Make an exact copy of the entries, and keep any pictures out of it.

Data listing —
-------
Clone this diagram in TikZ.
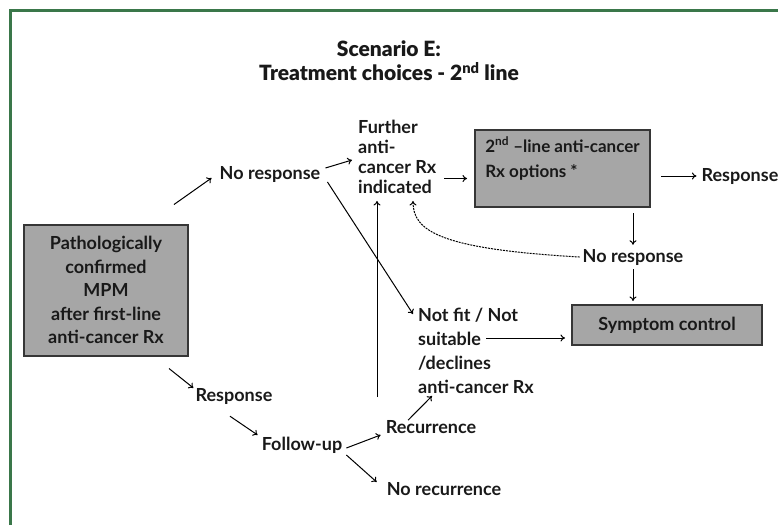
\documentclass[tikz,border=0pt]{standalone}
\usepackage{fontspec}
\setmainfont{Lato}[UprightFont=* Bold, BoldFont=* Black]
\usetikzlibrary{arrows.meta}
\usetikzlibrary{calc}
\usetikzlibrary{positioning}
\definecolor{framegreen}{HTML}{3A774A}
\definecolor{boxgray}{HTML}{A6A6A6}
\definecolor{boxline}{HTML}{363636}
\tikzset{
  x=1pt, y=-1pt,
  every node/.style={font=\fontsize{18}{20}\selectfont, text=black!90},
  txt/.style={inner sep=0pt},
  graybox/.style={draw=boxline, fill=boxgray, line width=2pt, inner sep=4pt},
  arrow/.style={->,>={To[length=4.5pt,width=7pt]}, line width=1pt},
  dotarrow/.style={arrow, dash pattern=on 2pt off 1pt}
}
\begin{document}
\begin{tikzpicture}
  \useasboundingbox (0,0) rectangle (778,525);
  \draw[framegreen, line width=3pt] (10,525) -- (10,10.5) -- (778,10.5);

  \node[font=\bfseries\fontsize{21}{24}\selectfont, align=center] (title) at (389,61)
    {Scenario E:\\Treatment choices - 2\textsuperscript{nd} line};

  \node[graybox, minimum width=164, minimum height=131, align=center,
        font=\fontsize{18}{23.5}\selectfont] (mpm) at (106,290)
    {Pathologically\\confirmed\\MPM\\after first-line\\anti-cancer Rx};
  \node[txt] (nr1) at (270,174) {No response};
  \node[txt, anchor=west, align=left] (fri) at (358,157)
    {Further\\anti-\\cancer Rx\\indicated};
  \node[graybox, minimum width=175, minimum height=77, align=left,
        font=\fontsize{17}{25}\selectfont] (opts) at (562.5,168.5)
    {2\textsuperscript{nd} --line anti-cancer\\Rx options *\\[-2pt]};
  \node[txt] (resp1) at (740,176) {Response};
  \node[txt] (nr2) at (633,257) {No response};
  \node[graybox, minimum width=190, minimum height=40] (sym) at (667,325) {Symptom control};
  \node[txt, anchor=west, align=left, font=\fontsize{18}{24}\selectfont] (nf) at (418,351)
    {Not fit / Not\\suitable\\/declines\\anti-cancer Rx};
  \node[txt] (resp2) at (234,396) {Response};
  \node[txt] (follow) at (302,445) {Follow-up};
  \node[txt] (recur) at (431,427) {Recurrence};
  \node[txt] (norecur) at (444,489) {No recurrence};

  % first-line outcome
  \draw[arrow] ($(mpm.north east)+(-15,-19)$) -- ($(nr1.west)+(-8,4)$);
  \draw[arrow] ($(mpm.south east)+(-20,12)$) -- ($(resp2.west)+(-2,-8)$);
  \draw[arrow] ($(nr1.east)+(5,-6)$) -- ($(fri.west)+(-6,3)$);
  \draw[arrow] ($(nr1.east)+(7,8)$) -- ($(nf.north west)+(-5,6)$);

  % second-line treatment
  \draw[arrow] ($(opts.west)+(-30,10)$) -- ($(opts.west)+(-7,10)$);
  \draw[arrow, shorten <=10pt, shorten >=5pt] (opts.east |- resp1.west) -- (resp1.west);
  \draw[arrow, shorten <=5pt, shorten >=4pt] (opts.south -| nr2.north) -- (nr2.north);
  \draw[arrow, shorten <=4pt, shorten >=3pt] (nr2.south) -- (nr2.south |- sym.north);
  \draw[dotarrow] ($(nr2.west)+(-3,0)$) .. controls +(-140,-8) and +(0,30) .. ($(fri.south west)+(55,7)$);
  \draw[arrow] ($(sym.west)+(-85,13)$) -- ($(sym.west)+(-6,13)$);

  % follow-up
  \draw[arrow] ($(resp2.south)+(-4,12)$) -- ($(follow.west)+(-4,-10)$);
  \draw[arrow] ($(follow.east)+(4,3)$) -- ($(recur.west)+(-5,8)$);
  \draw[arrow] ($(follow.east)+(4,10)$) -- ($(norecur.west)+(-10,-7)$);
  \draw[arrow] ($(recur.north)+(-23,0)$) -- ($(nf.south west)+(14,2)$);
  \draw[arrow] (377,397) -- ($(fri.south west)+(19,7)$);
\end{tikzpicture}
\end{document}
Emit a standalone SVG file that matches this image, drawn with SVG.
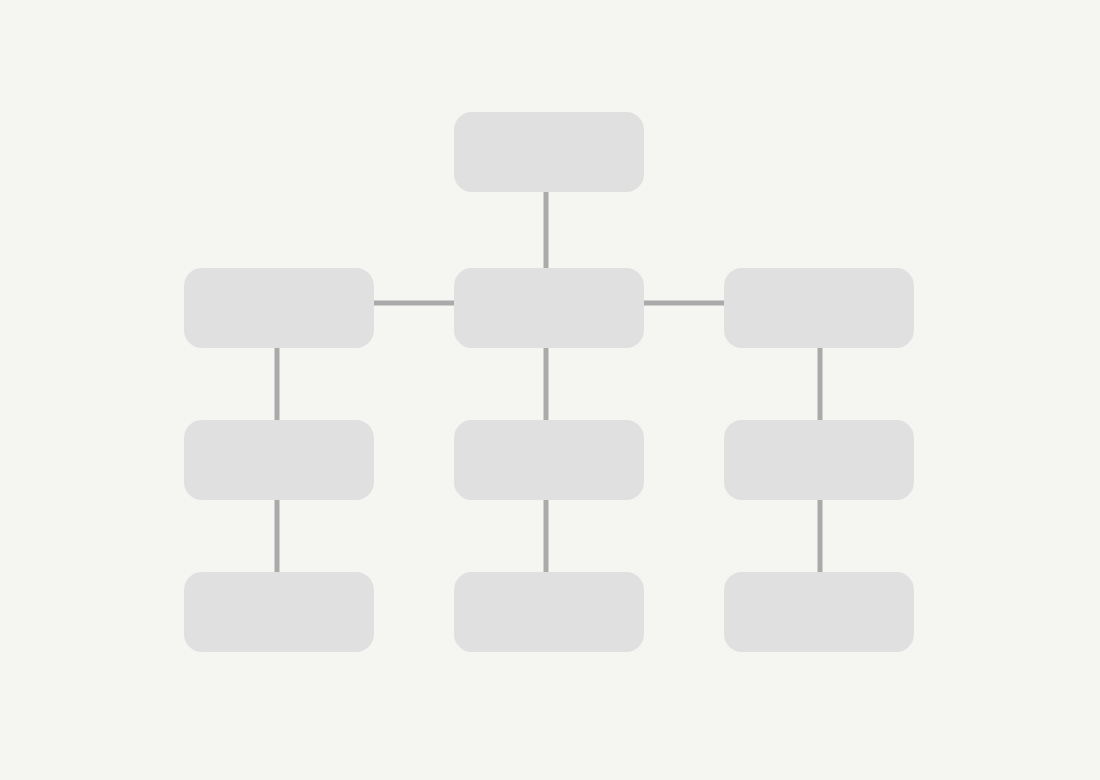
-------
Solved problem —
Clone this diagram in TikZ.
\documentclass[tikz,border=0pt]{standalone}
\usepackage{fontspec}
\setmainfont{Lato}[UprightFont=* Bold, BoldFont=* Black]
\usetikzlibrary{arrows.meta}
\usetikzlibrary{calc}
\usetikzlibrary{positioning}
\definecolor{framegreen}{HTML}{3A774A}
\definecolor{boxgray}{HTML}{A6A6A6}
\definecolor{boxline}{HTML}{363636}
\tikzset{
  x=1pt, y=-1pt,
  every node/.style={font=\fontsize{18}{20}\selectfont, text=black!90},
  txt/.style={inner sep=0pt},
  graybox/.style={draw=boxline, fill=boxgray, line width=2pt, inner sep=4pt},
  arrow/.style={->,>={To[length=4.5pt,width=7pt]}, line width=1pt},
  dotarrow/.style={arrow, dash pattern=on 2pt off 1pt}
}
\begin{document}
\begin{tikzpicture}
  \useasboundingbox (0,0) rectangle (778,525);
  \draw[framegreen, line width=3pt] (10,525) -- (10,10.5) -- (778,10.5);

  \node[font=\bfseries\fontsize{21}{24}\selectfont, align=center] (title) at (389,61)
    {Scenario E:\\Treatment choices - 2\textsuperscript{nd} line};

  \node[graybox, minimum width=164, minimum height=131, align=center,
        font=\fontsize{18}{23.5}\selectfont] (mpm) at (106,290)
    {Pathologically\\confirmed\\MPM\\after first-line\\anti-cancer Rx};
  \node[txt] (nr1) at (270,174) {No response};
  \node[txt, anchor=west, align=left] (fri) at (358,157)
    {Further\\anti-\\cancer Rx\\indicated};
  \node[graybox, minimum width=175, minimum height=77, align=left,
        font=\fontsize{17}{25}\selectfont] (opts) at (562.5,168.5)
    {2\textsuperscript{nd} --line anti-cancer\\Rx options *\\[-2pt]};
  \node[txt] (resp1) at (740,176) {Response};
  \node[txt] (nr2) at (633,257) {No response};
  \node[graybox, minimum width=190, minimum height=40] (sym) at (667,325) {Symptom control};
  \node[txt, anchor=west, align=left, font=\fontsize{18}{24}\selectfont] (nf) at (418,351)
    {Not fit / Not\\suitable\\/declines\\anti-cancer Rx};
  \node[txt] (resp2) at (234,396) {Response};
  \node[txt] (follow) at (302,445) {Follow-up};
  \node[txt] (recur) at (431,427) {Recurrence};
  \node[txt] (norecur) at (444,489) {No recurrence};

  % first-line outcome
  \draw[arrow] ($(mpm.north east)+(-15,-19)$) -- ($(nr1.west)+(-8,4)$);
  \draw[arrow] ($(mpm.south east)+(-20,12)$) -- ($(resp2.west)+(-2,-8)$);
  \draw[arrow] ($(nr1.east)+(5,-6)$) -- ($(fri.west)+(-6,3)$);
  \draw[arrow] ($(nr1.east)+(7,8)$) -- ($(nf.north west)+(-5,6)$);

  % second-line treatment
  \draw[arrow] ($(opts.west)+(-30,10)$) -- ($(opts.west)+(-7,10)$);
  \draw[arrow, shorten <=10pt, shorten >=5pt] (opts.east |- resp1.west) -- (resp1.west);
  \draw[arrow, shorten <=5pt, shorten >=4pt] (opts.south -| nr2.north) -- (nr2.north);
  \draw[arrow, shorten <=4pt, shorten >=3pt] (nr2.south) -- (nr2.south |- sym.north);
  \draw[dotarrow] ($(nr2.west)+(-3,0)$) .. controls +(-140,-8) and +(0,30) .. ($(fri.south west)+(55,7)$);
  \draw[arrow] ($(sym.west)+(-85,13)$) -- ($(sym.west)+(-6,13)$);

  % follow-up
  \draw[arrow] ($(resp2.south)+(-4,12)$) -- ($(follow.west)+(-4,-10)$);
  \draw[arrow] ($(follow.east)+(4,3)$) -- ($(recur.west)+(-5,8)$);
  \draw[arrow] ($(follow.east)+(4,10)$) -- ($(norecur.west)+(-10,-7)$);
  \draw[arrow] ($(recur.north)+(-23,0)$) -- ($(nf.south west)+(14,2)$);
  \draw[arrow] (377,397) -- ($(fri.south west)+(19,7)$);
\end{tikzpicture}
\end{document}
Emit a standalone SVG file that matches this image, drawn with SVG.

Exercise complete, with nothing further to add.